Levitt is tough, bluntly spoken, and was never going to pull his punches. Now it seems we have a clear sign that his approach to regulating the firms may be very different from our own homegrown efforts.
In an interview, Levitt has suggested that firms produce ‘fully documented’ audits of their own businesses; that the US government could take over a failing firm, as in an administration; that the world is in need of audit-only firms; and that he’s clearly concerned about the ‘aggressive’ return to consulting by those firms that did give it up originally.
If all those measures were to come to fruition, that might add up to a substantial, if not entirely radical, upheaval of the audit market in the States.
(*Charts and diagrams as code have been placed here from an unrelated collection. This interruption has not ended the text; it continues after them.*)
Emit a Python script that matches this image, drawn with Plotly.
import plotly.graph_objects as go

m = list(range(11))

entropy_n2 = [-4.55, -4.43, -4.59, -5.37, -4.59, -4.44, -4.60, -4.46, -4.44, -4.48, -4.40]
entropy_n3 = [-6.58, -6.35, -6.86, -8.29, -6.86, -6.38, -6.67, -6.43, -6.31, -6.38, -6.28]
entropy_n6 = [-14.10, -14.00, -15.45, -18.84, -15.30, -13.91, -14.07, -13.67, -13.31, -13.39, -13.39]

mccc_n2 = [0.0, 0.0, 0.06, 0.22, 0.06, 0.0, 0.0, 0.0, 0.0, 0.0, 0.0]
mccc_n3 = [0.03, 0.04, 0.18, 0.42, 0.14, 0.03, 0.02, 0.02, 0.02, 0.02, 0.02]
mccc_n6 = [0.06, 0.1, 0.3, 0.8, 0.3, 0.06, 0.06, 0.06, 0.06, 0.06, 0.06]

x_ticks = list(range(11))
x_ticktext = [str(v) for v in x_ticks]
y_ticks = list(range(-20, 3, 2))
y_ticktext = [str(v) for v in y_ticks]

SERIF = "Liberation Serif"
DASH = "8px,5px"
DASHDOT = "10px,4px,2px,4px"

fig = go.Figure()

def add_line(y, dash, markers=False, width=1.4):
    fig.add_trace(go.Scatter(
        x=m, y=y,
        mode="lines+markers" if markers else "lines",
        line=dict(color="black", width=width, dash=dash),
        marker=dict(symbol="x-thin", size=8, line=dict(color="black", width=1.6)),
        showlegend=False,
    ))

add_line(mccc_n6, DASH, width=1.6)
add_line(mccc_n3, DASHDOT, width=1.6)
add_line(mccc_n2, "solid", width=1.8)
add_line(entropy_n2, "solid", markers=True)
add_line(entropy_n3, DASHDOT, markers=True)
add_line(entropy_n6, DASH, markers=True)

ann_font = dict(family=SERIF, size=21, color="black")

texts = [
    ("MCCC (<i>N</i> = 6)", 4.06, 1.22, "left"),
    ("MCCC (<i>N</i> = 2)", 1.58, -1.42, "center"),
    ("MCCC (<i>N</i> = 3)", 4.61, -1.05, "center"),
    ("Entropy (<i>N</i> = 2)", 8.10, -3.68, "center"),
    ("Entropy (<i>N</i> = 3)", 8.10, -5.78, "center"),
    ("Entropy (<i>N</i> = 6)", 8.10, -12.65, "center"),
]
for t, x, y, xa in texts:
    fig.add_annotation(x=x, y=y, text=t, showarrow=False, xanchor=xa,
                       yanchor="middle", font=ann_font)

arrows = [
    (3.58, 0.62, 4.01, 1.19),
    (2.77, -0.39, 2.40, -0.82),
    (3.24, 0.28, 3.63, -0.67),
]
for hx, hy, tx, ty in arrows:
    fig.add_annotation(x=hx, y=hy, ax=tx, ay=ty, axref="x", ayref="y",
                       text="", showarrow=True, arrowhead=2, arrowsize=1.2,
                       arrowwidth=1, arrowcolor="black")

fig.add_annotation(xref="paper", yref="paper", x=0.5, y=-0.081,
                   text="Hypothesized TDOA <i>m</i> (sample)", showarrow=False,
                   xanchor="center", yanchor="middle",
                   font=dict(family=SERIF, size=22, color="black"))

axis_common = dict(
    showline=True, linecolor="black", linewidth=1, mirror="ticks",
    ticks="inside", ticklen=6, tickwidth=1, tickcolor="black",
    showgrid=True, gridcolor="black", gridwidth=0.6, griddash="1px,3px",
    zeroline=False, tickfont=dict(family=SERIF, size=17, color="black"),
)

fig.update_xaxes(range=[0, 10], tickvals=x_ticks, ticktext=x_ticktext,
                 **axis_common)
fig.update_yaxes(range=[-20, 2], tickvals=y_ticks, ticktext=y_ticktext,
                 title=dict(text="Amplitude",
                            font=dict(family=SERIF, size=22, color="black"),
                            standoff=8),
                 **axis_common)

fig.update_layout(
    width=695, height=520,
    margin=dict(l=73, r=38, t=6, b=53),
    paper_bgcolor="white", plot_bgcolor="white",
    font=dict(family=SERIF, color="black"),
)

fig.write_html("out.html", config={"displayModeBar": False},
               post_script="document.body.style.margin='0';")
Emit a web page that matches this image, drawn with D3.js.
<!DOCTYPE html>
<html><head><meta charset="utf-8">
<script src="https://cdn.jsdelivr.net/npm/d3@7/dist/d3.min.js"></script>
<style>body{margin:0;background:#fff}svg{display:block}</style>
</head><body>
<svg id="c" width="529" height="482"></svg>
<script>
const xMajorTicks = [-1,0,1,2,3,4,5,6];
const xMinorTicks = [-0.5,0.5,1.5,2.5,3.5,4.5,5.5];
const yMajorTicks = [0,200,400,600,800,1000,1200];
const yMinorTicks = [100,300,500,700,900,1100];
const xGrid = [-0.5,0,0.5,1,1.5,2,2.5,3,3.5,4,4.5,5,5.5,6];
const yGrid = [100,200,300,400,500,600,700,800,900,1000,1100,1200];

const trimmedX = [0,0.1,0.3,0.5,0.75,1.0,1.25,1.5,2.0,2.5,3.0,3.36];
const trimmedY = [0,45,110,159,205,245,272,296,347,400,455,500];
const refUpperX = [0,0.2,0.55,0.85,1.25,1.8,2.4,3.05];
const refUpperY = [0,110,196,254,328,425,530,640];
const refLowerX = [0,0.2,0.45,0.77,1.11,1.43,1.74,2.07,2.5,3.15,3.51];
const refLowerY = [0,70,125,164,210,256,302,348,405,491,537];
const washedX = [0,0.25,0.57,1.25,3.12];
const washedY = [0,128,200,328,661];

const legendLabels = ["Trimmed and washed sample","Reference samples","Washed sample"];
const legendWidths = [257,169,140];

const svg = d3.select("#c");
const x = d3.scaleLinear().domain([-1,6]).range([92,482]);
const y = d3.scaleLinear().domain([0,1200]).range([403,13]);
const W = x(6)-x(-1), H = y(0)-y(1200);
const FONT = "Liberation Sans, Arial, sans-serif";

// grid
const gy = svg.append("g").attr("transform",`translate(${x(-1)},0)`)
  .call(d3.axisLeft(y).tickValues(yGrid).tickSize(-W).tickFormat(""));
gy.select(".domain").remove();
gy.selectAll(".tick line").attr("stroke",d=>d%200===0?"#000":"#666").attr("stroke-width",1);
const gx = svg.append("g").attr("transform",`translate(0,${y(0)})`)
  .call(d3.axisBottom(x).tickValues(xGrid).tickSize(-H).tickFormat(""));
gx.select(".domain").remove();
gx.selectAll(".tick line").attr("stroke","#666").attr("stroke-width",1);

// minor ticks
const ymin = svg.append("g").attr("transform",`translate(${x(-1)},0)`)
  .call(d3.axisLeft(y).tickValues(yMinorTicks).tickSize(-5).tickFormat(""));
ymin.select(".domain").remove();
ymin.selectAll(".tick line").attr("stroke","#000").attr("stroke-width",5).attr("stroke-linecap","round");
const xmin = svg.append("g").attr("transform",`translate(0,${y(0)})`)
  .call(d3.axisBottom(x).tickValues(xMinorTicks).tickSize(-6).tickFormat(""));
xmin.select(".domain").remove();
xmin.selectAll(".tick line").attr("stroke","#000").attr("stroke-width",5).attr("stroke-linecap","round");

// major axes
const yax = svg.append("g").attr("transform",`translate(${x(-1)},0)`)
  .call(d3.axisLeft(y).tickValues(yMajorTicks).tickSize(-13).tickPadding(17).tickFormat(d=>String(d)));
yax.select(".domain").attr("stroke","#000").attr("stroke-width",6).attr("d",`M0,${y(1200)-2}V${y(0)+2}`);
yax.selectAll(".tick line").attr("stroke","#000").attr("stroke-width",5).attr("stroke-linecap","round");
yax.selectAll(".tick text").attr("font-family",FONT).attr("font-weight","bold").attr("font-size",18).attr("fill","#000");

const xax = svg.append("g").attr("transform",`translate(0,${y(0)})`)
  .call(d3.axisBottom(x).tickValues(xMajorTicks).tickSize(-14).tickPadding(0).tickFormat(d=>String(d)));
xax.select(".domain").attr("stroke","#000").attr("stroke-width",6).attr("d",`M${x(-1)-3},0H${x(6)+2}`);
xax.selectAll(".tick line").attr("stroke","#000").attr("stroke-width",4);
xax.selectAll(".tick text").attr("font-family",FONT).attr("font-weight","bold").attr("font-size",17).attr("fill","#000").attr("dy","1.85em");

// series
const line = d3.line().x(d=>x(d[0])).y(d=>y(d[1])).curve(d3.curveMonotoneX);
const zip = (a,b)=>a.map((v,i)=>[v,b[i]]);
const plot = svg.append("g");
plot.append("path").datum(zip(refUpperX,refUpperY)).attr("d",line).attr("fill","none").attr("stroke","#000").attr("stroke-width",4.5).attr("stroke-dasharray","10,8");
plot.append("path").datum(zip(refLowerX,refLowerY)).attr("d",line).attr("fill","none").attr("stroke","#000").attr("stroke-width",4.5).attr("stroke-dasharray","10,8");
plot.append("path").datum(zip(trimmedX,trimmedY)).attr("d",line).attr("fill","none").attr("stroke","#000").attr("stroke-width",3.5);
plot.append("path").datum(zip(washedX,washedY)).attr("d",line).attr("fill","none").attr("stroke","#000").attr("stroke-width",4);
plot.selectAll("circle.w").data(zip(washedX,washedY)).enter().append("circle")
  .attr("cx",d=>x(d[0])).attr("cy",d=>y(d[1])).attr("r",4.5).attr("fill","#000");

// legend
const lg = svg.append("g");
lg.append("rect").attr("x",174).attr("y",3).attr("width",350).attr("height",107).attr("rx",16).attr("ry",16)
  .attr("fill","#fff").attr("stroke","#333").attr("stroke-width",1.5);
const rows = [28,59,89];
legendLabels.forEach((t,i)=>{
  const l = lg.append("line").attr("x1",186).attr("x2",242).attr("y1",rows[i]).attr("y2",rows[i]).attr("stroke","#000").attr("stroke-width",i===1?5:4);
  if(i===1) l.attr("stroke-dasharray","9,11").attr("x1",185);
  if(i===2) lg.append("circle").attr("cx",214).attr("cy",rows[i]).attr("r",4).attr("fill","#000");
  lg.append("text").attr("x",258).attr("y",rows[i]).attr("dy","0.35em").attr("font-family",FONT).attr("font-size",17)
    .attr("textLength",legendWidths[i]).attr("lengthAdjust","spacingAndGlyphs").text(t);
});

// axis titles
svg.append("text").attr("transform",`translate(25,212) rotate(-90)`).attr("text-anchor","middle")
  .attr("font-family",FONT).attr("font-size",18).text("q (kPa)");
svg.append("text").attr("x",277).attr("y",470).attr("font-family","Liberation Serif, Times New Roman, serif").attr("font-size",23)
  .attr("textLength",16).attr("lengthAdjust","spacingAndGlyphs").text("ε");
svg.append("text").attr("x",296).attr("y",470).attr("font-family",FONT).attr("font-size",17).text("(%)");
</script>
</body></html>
And what does that make for? It makes Levitt and politicians attached to the US Treasury the targets for some pretty ferocious lobbying. There is a draft report out under consultation, but Levitt’s recent mention of an audit-only firm is the first time he has floated that idea. It will no doubt have the firms concerned.
And the lobbying, brutal, sometimes no-holds-barred, will be intensified.
But, Levitt is not the sort of man to give way. And there is a mood abroad in the US, post-credit crunch, that the markets don’t necessarily know best and therefore tighter regulation is a good thing.
With a tough opposition and public sentiment running against unfettered markets, it’s going to be hard for US firms to persuade the Treasury to go easy.